## WORK REQUIRED
Keep only the lines of the listing that include the word "this", and copy them.

===== DATA

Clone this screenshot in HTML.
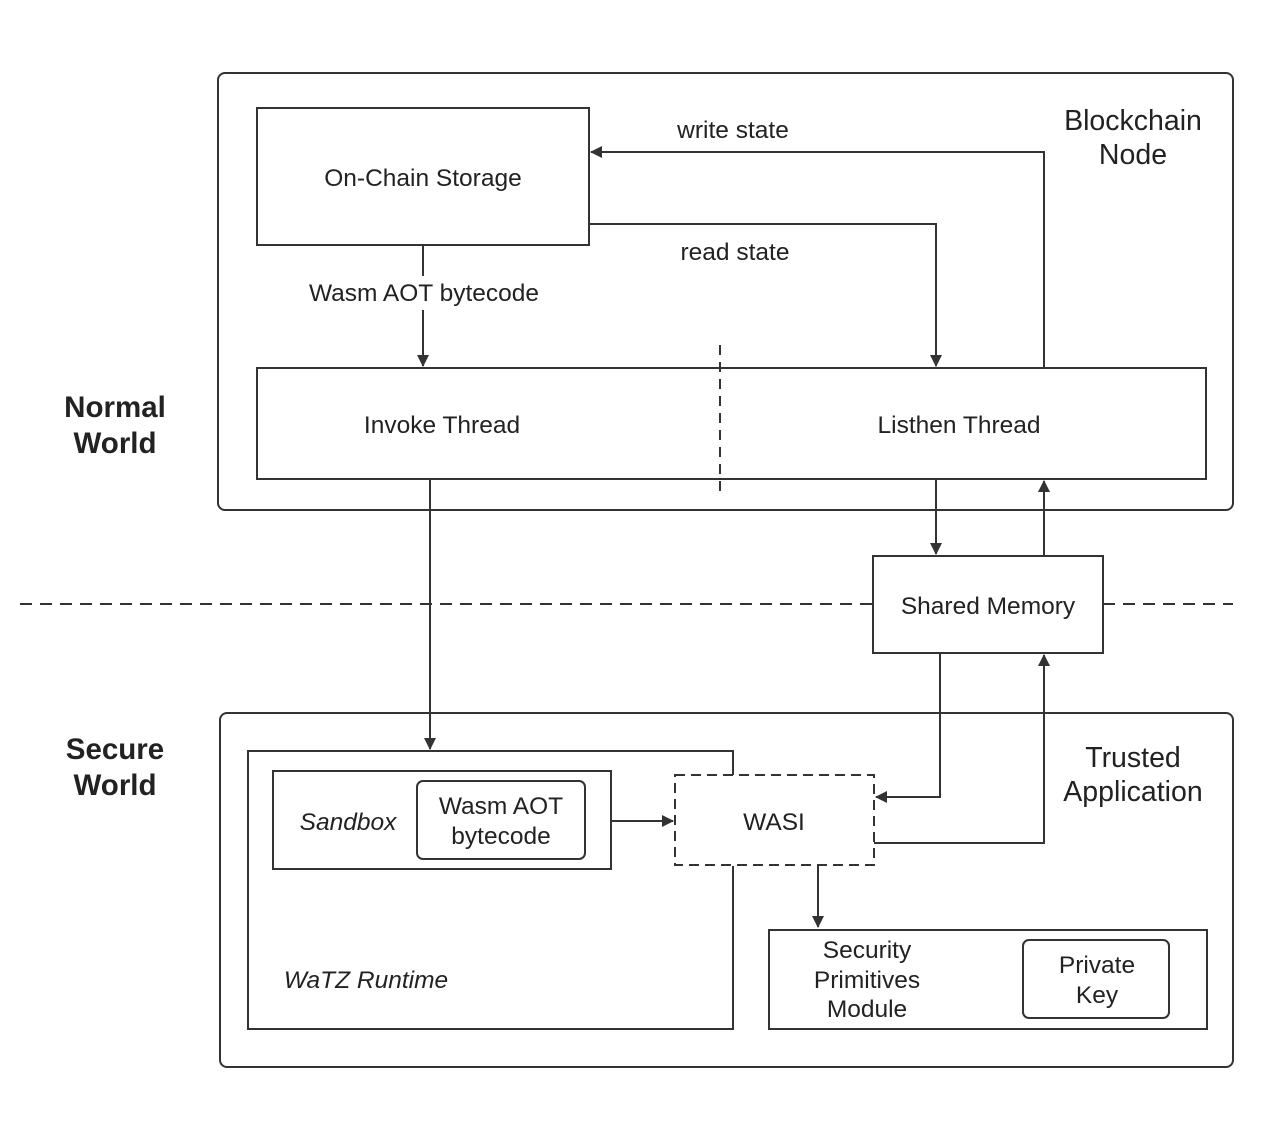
<!DOCTYPE html>
<html><head><meta charset="utf-8"><style>body{margin:0;background:#fff}svg{display:block}text{font-family:"Liberation Sans","DejaVu Sans",sans-serif;fill:#222}</style></head><body>
<svg width="1288" height="1124" viewBox="0 0 1288 1124" xmlns="http://www.w3.org/2000/svg">
<defs><marker id="a" markerWidth="12" markerHeight="12" refX="11" refY="6" orient="auto" markerUnits="userSpaceOnUse"><path d="M0,0 L12,6 L0,12 z" fill="#333"/></marker></defs>
<g fill="none" stroke="#333" stroke-width="2">
<rect x="218" y="73" width="1015" height="437" rx="7"/>
<rect x="257" y="108" width="332" height="137"/>
<rect x="257" y="368" width="949" height="111"/>
<line x1="720" y1="345" x2="720" y2="492" stroke-dasharray="10,7"/>
<polyline points="1044,368 1044,152 591,152" marker-end="url(#a)"/>
<polyline points="589,224 936,224 936,366" marker-end="url(#a)"/>
<line x1="423" y1="245" x2="423" y2="276"/>
<line x1="423" y1="310" x2="423" y2="366" marker-end="url(#a)"/>
<line x1="20" y1="604" x2="873" y2="604" stroke-dasharray="12,8"/>
<line x1="1103" y1="604" x2="1233" y2="604" stroke-dasharray="12,8"/>
<rect x="873" y="556" width="230" height="97"/>
<line x1="936" y1="479" x2="936" y2="554" marker-end="url(#a)"/>
<line x1="1044" y1="556" x2="1044" y2="481" marker-end="url(#a)"/>
<line x1="430" y1="479" x2="430" y2="749" marker-end="url(#a)"/>
<rect x="220" y="713" width="1013" height="354" rx="7"/>
<polyline points="733,775 733,751 248,751 248,1029 733,1029 733,866"/>
<rect x="273" y="771" width="338" height="98"/>
<rect x="417" y="781" width="168" height="78" rx="6"/>
<line x1="611" y1="821" x2="673" y2="821" marker-end="url(#a)"/>
<rect x="675" y="775" width="199" height="90" stroke-dasharray="10,6"/>
<polyline points="940,653 940,797 876,797" marker-end="url(#a)"/>
<polyline points="874,843 1044,843 1044,655" marker-end="url(#a)"/>
<line x1="818" y1="865" x2="818" y2="927" marker-end="url(#a)"/>
<rect x="769" y="930" width="438" height="99"/>
<rect x="1023" y="940" width="146" height="78" rx="6"/>
</g>
<g font-size="24.5" text-anchor="middle">
<text x="423" y="186">On-Chain Storage</text>
<text x="733" y="138">write state</text>
<text x="735" y="260">read state</text>
<text x="424" y="301">Wasm AOT bytecode</text>
<text x="442" y="433">Invoke Thread</text>
<text x="959" y="433">Listhen Thread</text>
<text x="988" y="614">Shared Memory</text>
<text x="348" y="830" font-style="italic">Sandbox</text>
<text x="501" y="814">Wasm AOT</text>
<text x="501" y="844">bytecode</text>
<text x="774" y="830">WASI</text>
<text x="366" y="988" font-style="italic">WaTZ Runtime</text>
<text x="867" y="958">Security</text>
<text x="867" y="988">Primitives</text>
<text x="867" y="1017">Module</text>
<text x="1097" y="973">Private</text>
<text x="1097" y="1003">Key</text>
</g>
<g font-size="28.5" text-anchor="middle">
<text x="1133" y="130">Blockchain</text>
<text x="1133" y="164">Node</text>
<text x="1133" y="767">Trusted</text>
<text x="1133" y="801">Application</text>
<text x="115" y="417" font-weight="bold" font-size="29.5">Normal</text>
<text x="115" y="453" font-weight="bold" font-size="29.5">World</text>
<text x="115" y="759" font-weight="bold" font-size="29.5">Secure</text>
<text x="115" y="795" font-weight="bold" font-size="29.5">World</text>
</g>
</svg>
</body></html>
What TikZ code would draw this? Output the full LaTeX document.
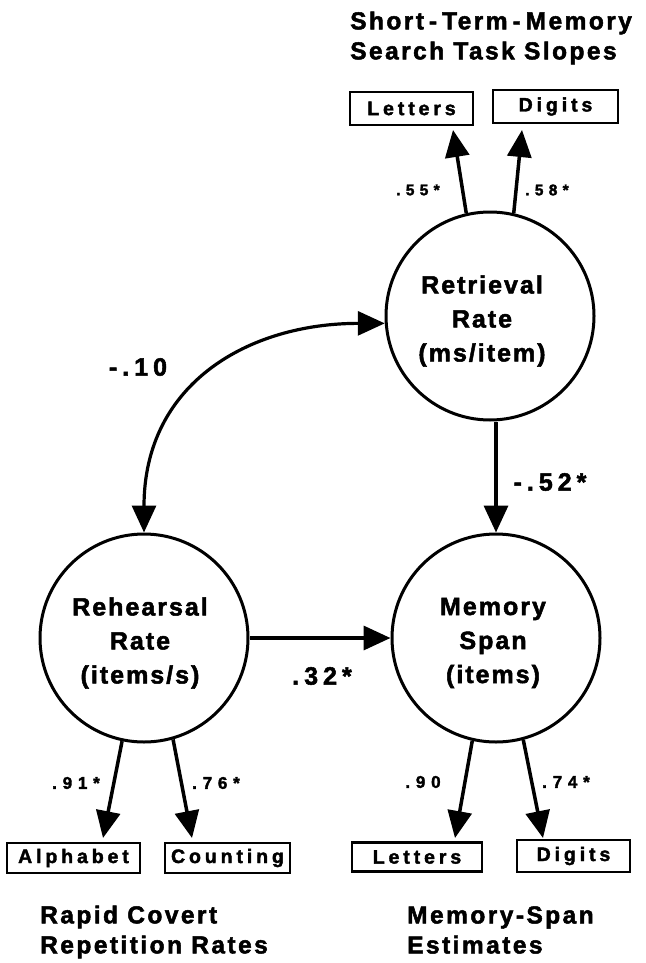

==========

## COMPLETED EXERCISE
Clone this screenshot in HTML.
What TikZ code would draw this? Output the full LaTeX document.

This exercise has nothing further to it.